Have you ever wondered about your surname meaning? Well, you are not alone.
Typically surname meanings fall into one of four categories:
Topographical (or Geographical)
But before we look into what these mean…Did you know that in Western culture we didn’t always use surnames? In fact, surnames were first introduced during the Roman occupation of Britain as a means of identifying people.
Usually a surname was the reserve only for the male citizen-class, or above, and this was often very descriptive. After the Romans left in the early 5th century, England was invaded by a number of surrounding countries and it was the Normans who eventually defeated the English in 1066; it was also these conquerors who laid the foundations for an English surname ‘revolution.’
Many of the English peasants had no need for a surname or ‘last name’ as they knew their own kinsfolk and the other local villagers, but the landowners and lords needed to be able to identify their peasants for taxation purposes and so bestowed upon them a surname.

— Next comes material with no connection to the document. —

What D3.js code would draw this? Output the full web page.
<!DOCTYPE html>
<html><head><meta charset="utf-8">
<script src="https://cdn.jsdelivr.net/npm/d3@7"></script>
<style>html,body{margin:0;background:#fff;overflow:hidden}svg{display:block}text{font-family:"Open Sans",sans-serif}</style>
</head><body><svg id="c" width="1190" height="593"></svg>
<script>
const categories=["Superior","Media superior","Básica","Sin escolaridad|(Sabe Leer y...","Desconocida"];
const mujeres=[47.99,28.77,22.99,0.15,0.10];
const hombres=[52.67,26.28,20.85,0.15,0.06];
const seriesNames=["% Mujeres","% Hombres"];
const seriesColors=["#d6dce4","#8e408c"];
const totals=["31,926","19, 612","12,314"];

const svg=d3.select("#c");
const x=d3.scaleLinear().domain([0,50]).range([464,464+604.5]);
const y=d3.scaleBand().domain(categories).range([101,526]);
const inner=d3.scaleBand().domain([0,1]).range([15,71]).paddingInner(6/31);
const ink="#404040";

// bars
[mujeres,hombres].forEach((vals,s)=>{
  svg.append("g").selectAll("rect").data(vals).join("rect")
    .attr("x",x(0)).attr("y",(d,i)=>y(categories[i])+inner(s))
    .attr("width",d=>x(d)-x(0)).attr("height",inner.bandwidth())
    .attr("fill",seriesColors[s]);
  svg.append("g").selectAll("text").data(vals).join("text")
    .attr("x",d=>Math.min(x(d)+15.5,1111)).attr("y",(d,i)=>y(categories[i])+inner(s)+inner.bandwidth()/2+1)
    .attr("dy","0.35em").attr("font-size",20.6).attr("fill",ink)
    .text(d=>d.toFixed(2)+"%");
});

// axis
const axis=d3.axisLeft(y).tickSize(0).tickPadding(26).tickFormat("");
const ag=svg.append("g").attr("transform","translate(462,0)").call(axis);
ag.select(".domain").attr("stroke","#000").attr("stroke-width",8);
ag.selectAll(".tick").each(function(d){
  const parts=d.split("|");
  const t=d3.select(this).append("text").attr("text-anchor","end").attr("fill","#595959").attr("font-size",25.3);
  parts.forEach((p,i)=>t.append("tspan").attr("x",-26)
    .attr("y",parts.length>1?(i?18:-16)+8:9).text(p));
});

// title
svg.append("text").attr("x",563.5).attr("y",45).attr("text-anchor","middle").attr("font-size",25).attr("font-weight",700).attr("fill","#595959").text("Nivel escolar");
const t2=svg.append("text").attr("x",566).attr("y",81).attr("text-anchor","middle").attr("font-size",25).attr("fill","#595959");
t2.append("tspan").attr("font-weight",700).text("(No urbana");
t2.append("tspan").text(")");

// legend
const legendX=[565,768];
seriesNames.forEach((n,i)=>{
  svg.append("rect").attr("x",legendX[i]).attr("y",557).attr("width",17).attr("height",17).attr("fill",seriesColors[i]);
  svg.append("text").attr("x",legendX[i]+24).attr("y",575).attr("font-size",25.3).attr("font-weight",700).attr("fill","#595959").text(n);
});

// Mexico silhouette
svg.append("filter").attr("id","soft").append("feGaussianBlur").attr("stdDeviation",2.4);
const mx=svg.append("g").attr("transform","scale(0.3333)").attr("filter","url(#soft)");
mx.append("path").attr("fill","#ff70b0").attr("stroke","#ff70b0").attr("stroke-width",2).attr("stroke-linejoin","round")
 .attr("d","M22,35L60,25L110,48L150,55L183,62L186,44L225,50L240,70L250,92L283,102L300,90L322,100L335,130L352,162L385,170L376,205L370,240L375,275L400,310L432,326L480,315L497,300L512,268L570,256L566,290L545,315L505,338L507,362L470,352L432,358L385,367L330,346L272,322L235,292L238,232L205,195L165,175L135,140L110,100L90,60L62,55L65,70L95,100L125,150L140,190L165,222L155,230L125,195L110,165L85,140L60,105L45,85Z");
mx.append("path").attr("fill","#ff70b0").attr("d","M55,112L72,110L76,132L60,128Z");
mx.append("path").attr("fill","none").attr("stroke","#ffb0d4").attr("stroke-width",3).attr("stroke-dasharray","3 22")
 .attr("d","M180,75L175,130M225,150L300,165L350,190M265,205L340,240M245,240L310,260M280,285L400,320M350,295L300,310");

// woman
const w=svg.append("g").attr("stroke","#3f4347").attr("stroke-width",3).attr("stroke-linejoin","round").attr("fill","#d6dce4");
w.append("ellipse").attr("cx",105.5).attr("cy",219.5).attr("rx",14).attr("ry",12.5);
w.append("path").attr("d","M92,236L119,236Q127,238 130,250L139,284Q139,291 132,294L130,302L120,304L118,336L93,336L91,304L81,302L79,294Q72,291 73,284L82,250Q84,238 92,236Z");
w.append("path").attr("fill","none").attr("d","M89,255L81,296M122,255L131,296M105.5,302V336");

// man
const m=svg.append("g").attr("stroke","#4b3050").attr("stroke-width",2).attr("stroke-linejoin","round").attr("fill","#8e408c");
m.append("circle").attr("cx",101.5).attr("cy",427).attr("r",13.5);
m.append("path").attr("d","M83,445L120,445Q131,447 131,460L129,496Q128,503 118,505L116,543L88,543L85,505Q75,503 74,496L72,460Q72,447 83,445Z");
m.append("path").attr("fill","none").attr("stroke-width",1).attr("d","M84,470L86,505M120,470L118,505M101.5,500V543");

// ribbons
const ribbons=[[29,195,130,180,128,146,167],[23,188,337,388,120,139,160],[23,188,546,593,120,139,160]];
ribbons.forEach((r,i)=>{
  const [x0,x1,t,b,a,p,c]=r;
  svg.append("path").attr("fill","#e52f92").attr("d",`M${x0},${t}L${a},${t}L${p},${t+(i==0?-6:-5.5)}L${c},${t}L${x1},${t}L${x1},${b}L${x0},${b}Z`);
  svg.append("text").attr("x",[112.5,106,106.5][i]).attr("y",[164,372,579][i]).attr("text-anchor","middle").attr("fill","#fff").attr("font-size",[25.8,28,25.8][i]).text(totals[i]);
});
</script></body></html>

Initially surnames were adopted by the ruling class as way of identifying themselves, some names were very popular, i.e. William, John, Edward and Richard and without a further descriptor these men would often be confused with another of the same forename.
So, in the first instance they would identify by the land that they owned (Dudley) or their occupation (Smith) or a particularly glaring physical attribute (Redhead).
Let’s take a look at the four types of surname meaning:
The first, topographical surnames, were some of the earliest in use and illustrate some surname meanings. They are very easy to determine, for example, Atwell meaning at the well and similarly Attwood.
There’s many examples of topographical surname meanings, here are just a few; Wood, Shaw, Thorp, Comb, Gates and Clough.
Patronymic surnames usually hand down from father to child and thus surname meanings here are relatively easy to derive. For example John Williamson is exactly as it seems that John is William’s son and similarly the surnames Stevenson, Johnson and Nicholson follow the same pattern.
Other examples of patronymic surnames form by simply adding an ‘s’, for example; Gibbs and Andrews and there are also names that form because of the addition of the prefix “Fitz”; derived from the Norman French “fiz” also meaning son; such as Fitzroy and Fitzherbert. We refer to this kind of surname meaning as a baptismal name.
Many occupational surnames were given, often by the ruling class to the workers usually describe the occupation of the bearer. Examples like Miller, Farmer or Carpenter are more familiar ones but there are also far less obvious names like; Century, a belt maker and Redman, a roof thatcher.
On occasion this kind of surname is taken by an official or dignitary to signify their status, like the names King and Lord.
The last type of surname, which while in this list is last here, is more likely to have been the first type of surname. This is the ‘descriptive surname’.
These were sometimes based upon a unique quality or characteristic, such as Wise, Bold or Strong; although the most basic form is to simply describe someone’s physical appearance or a prominent physical feature of the person. This was often as a result of a nickname or pet name; surnames such as Broadfoot, Whitehead and Longbeard.
Surname meanings derive from a number of different factors. As you spend a little time looking into this subject you will discover that it is a truly enlightening and rewarding pursuit!